Technical Workshops

Building data science capacities in statistical teams

About

Designed for professionals who have a role in defining how data can drive social progress from a technical perspective, the workshops aim to introduce attendees to the skills of Data Science needed to work with non-traditional sources of information, e.g. satellite images, Call Detail Records, bank transactional data or web derived data.

The use of Big Data is accelerating within the development and humanitarian practice. If used right, its implementation can foster inclusion, efficiency, and lower project costs which may benefit public and private organizations involved on development programs. Therefore, our courses cover different aspects on data science and data engineering relevant for the context of official statistics and sustainable development.

“High quality level of both the course and the instructors”

Aline Visconti Rodrigues

Analyst, IBGE Brazil

“[I appreciated the] Promptness, cordiality and knowledge of the instructors.”

Gustavo Tavares Lameiro da Costa

Technologist, IBGE Brazil

Target audience

If programming is part of your daily tasks or you lead technical teams, these courses are for you (some programming experience is required; Python is preferable though not necessary).

Methodology

All the programing material is provided in Python using the conventional Open Source libraries for Data Science. Most of the sessions are interactive and on a Jupyter Notebook (.ipynb). A practical exercise is completed at the end of each session.

Format

We offer three different on-site courses of 18-teaching hours distributed along 3 days and designed for 20 participants. These are delivered by a team of 2 training specialists.

Course 1

Web data collection and analysis

About

Whereas the website has interactive components or a fully fledged API, this course will teach you how to programmatically extract data from the web and which models can be applied to draw conclusions from these data. As case-studies, we develop a PPP exchange rate using only real estate rent prices on some countries in Latin America and we study migration flows using Facebook Marketing API.

Testimonials

“The whole course was excellent.
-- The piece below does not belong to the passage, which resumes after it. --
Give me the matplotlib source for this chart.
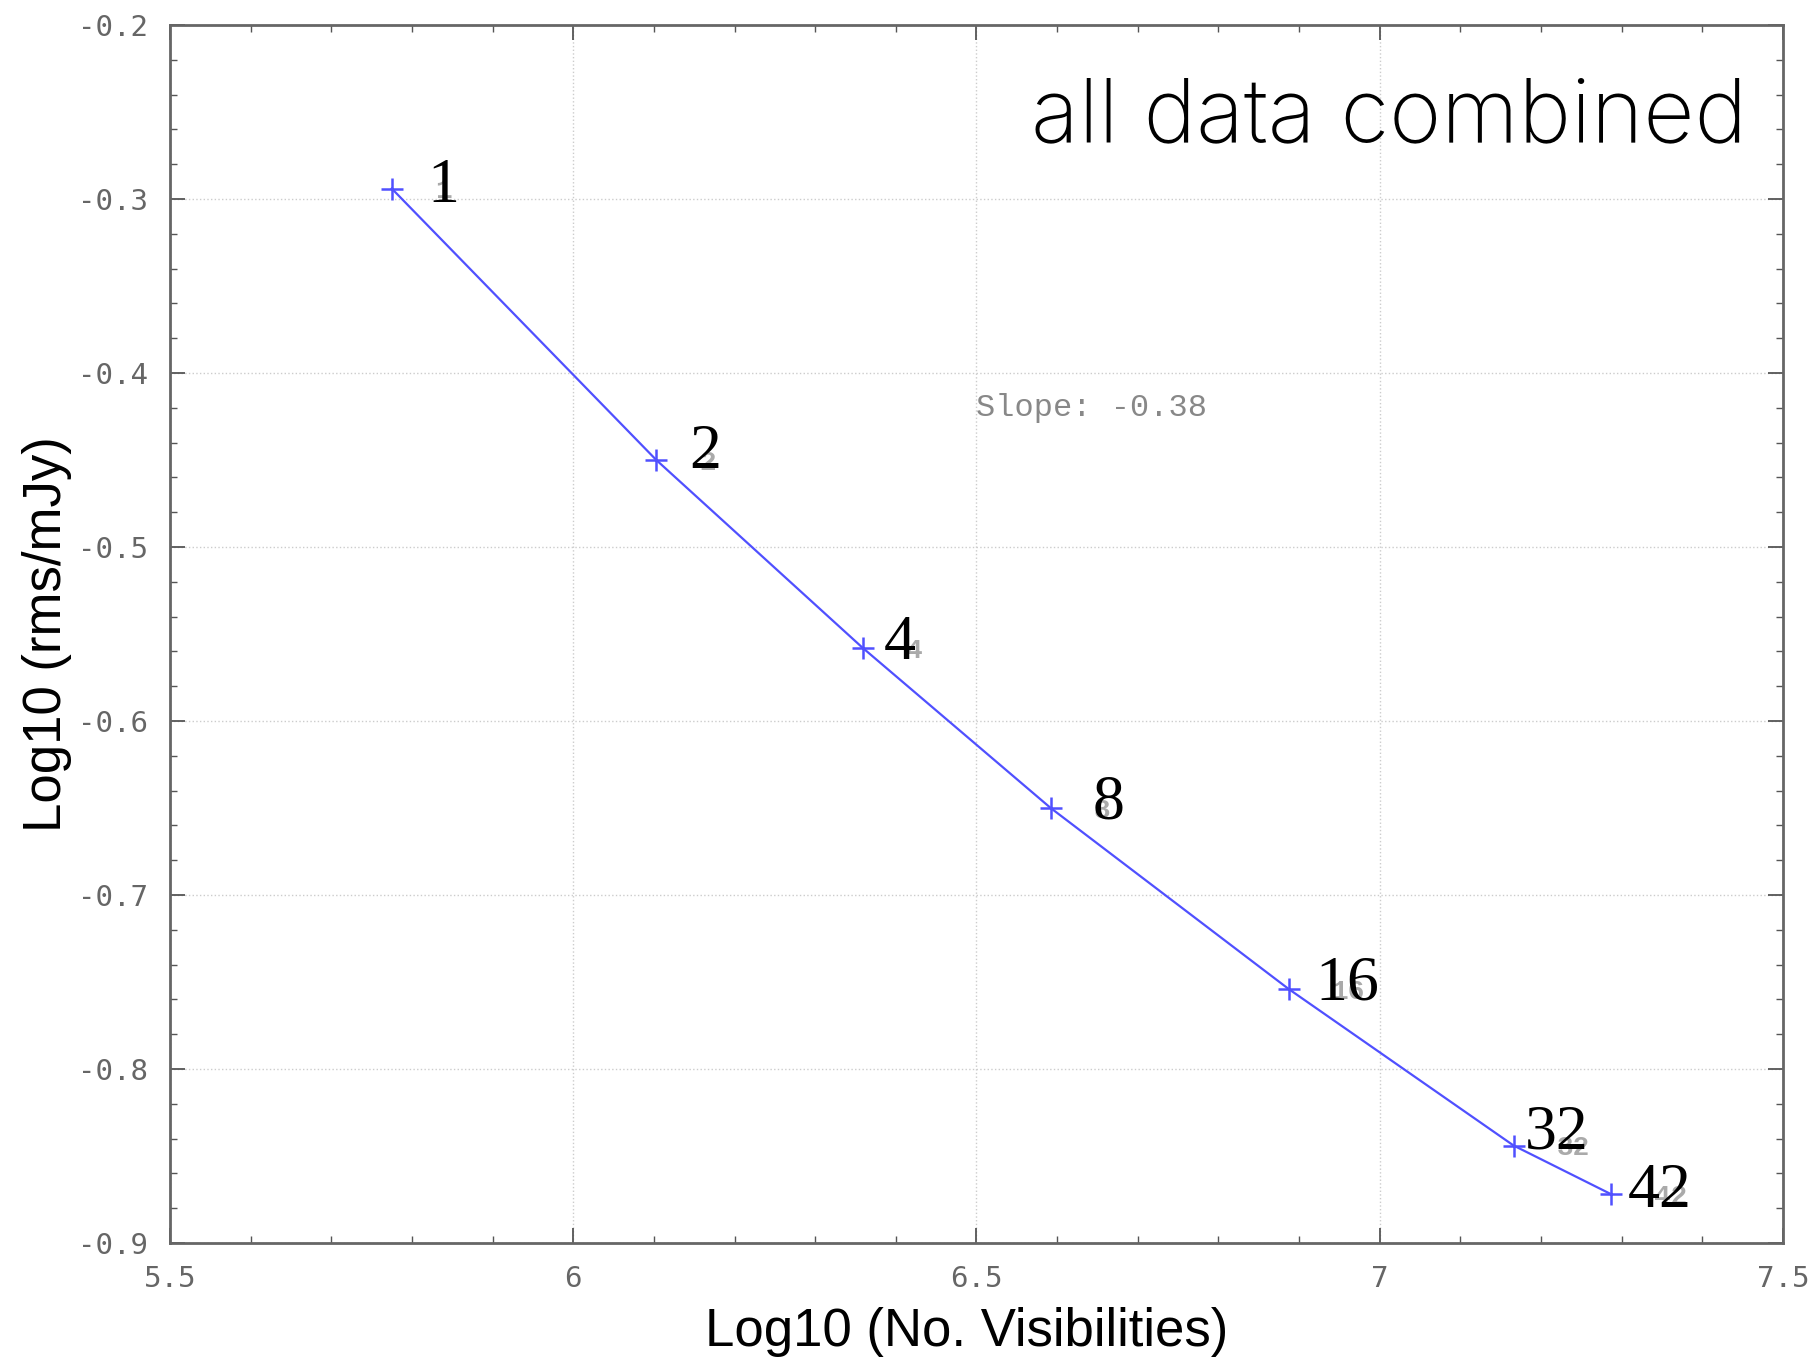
import matplotlib
matplotlib.use("Agg")
import matplotlib.pyplot as plt
from matplotlib.ticker import MultipleLocator, FormatStrFormatter

# ---- data ----
log_vis = [5.775, 6.103, 6.359, 6.592, 6.887, 7.166, 7.287]
log_rms = [-0.294, -0.450, -0.558, -0.650, -0.754, -0.844, -0.872]
labels = ["1", "2", "4", "8", "16", "32", "42"]
x_ticks = [5.5, 6, 6.5, 7, 7.5]
y_ticks = [-0.9, -0.8, -0.7, -0.6, -0.5, -0.4, -0.3, -0.2]
slope_text = "Slope: -0.38"
title_text = "all data combined"

# label offsets (points) for the large labels
big_offsets = [(26, -10), (24, -6), (15, -8), (30, -7.5), (19, -7.5), (8, -2), (12, -9)]

fig = plt.figure(figsize=(18.18, 13.59), dpi=100)
ax = fig.add_axes([0.0935, 0.0854, 0.8872, 0.8962])

ax.plot(log_vis, log_rms, color="#5050ff", lw=1.6, marker="+", ms=16, mew=1.8)

for x, y, lab in zip(log_vis, log_rms, labels):
    ax.annotate(lab, (x, y), xytext=(31, -2), textcoords="offset points",
                ha="left", va="center", fontsize=20, color="#aaaaaa",
                family="Liberation Mono", fontweight="bold")
for (x, y, lab), (dx, dy) in zip(zip(log_vis, log_rms, labels), big_offsets):
    ax.annotate(lab, (x, y), xytext=(dx, dy), textcoords="offset points",
                ha="left", va="baseline", fontsize=46, color="black",
                family="Liberation Serif")

ax.text(6.5, -0.42, slope_text, fontsize=23, color="#888888",
        family="Liberation Mono", ha="left", va="center")
ax.text(0.978, 0.905, title_text, transform=ax.transAxes, fontsize=64,
        family=["Inter", "Liberation Sans"], fontweight="light", ha="right",
        va="baseline", color="black")

ax.set_xlim(5.5, 7.5)
ax.set_ylim(-0.9, -0.2)
ax.set_xticks(x_ticks)
ax.set_yticks(y_ticks)
ax.xaxis.set_major_formatter(FormatStrFormatter("%g"))
ax.yaxis.set_major_formatter(FormatStrFormatter("%.1f"))
ax.xaxis.set_minor_locator(MultipleLocator(0.1))
ax.yaxis.set_minor_locator(MultipleLocator(0.02))
ax.tick_params(which="both", direction="in", top=True, right=True, color="#555555")
ax.tick_params(which="major", length=11, width=1.3, labelsize=21, labelcolor="#666666", pad=16)
ax.tick_params(which="minor", length=5, width=1.0)
for lab in ax.get_xticklabels() + ax.get_yticklabels():
    lab.set_family("DejaVu Sans Mono")
for s in ax.spines.values():
    s.set_color("#666666")
    s.set_linewidth(2)
ax.grid(True, which="major", color="#cccccc", ls=":", lw=1)

ax.set_xlabel("Log10 (No. Visibilities)", fontsize=38, family="Liberation Sans", labelpad=10)
ax.set_ylabel("Log10 (rms/mJy)", fontsize=38, family="Liberation Sans", labelpad=4)
ax.xaxis.set_label_coords(0.494, -0.053, transform=ax.transAxes)
ax.xaxis.label.set_va("top")

fig.savefig("out.png", dpi=100)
It is great having the opportunity to participate in qualifications on modern issues relevant to IBGE’s work.”

Syllabus

A. Collecting through web browser emulator

B. Collecting through API’s

C. Analyzing and visualizing web derived data

A. Collecting through web browser emulator

B. Collecting through API’s

C. Analyzing and visualizing web derived data

Course 2

Machine learning on satellite imagery

About

Skills in Machine Learning (ML) are ubiquitous for 21st century statisticians or Data Scientists. In this course you will be introduced to this field of science by covering the most popular tasks from supervised and unsupervised ML.

Motivated by the fact that remote-sensing imagery is already being used to address development issues, i.e. revealing changes in soil quality or water availability, informing agricultural interventions and even measuring poverty; we structured this course around ML methods which can be applied to satellite imagery, aiming to help statistical teams to leverage this modern and omnipresent data source.

Syllabus

A. Introduction to supervised machine learning

B. Introduction to unsupervised machine learning

C. Case study: Satellite imagery for measuring urban extent (SGD 11.3.1)

A. Introduction to supervised machine learning

B. Introduction to unsupervised machine learning

C. Case study: Satellite imagery for measuring urban extent (SGD 11.3.1)

Course 3

Statistical methods for correcting selection bias

About

Just as questionnaires are the means for observing reality through surveys, electronic platforms have the same role for big data. Most of the big data sources offer a non-probabilistic sample of the population of study, where several errors are induced by self-selection of individuals present on the sample, targeting decisions from the owners of the electronic platform and limitations of the coverage of said platform.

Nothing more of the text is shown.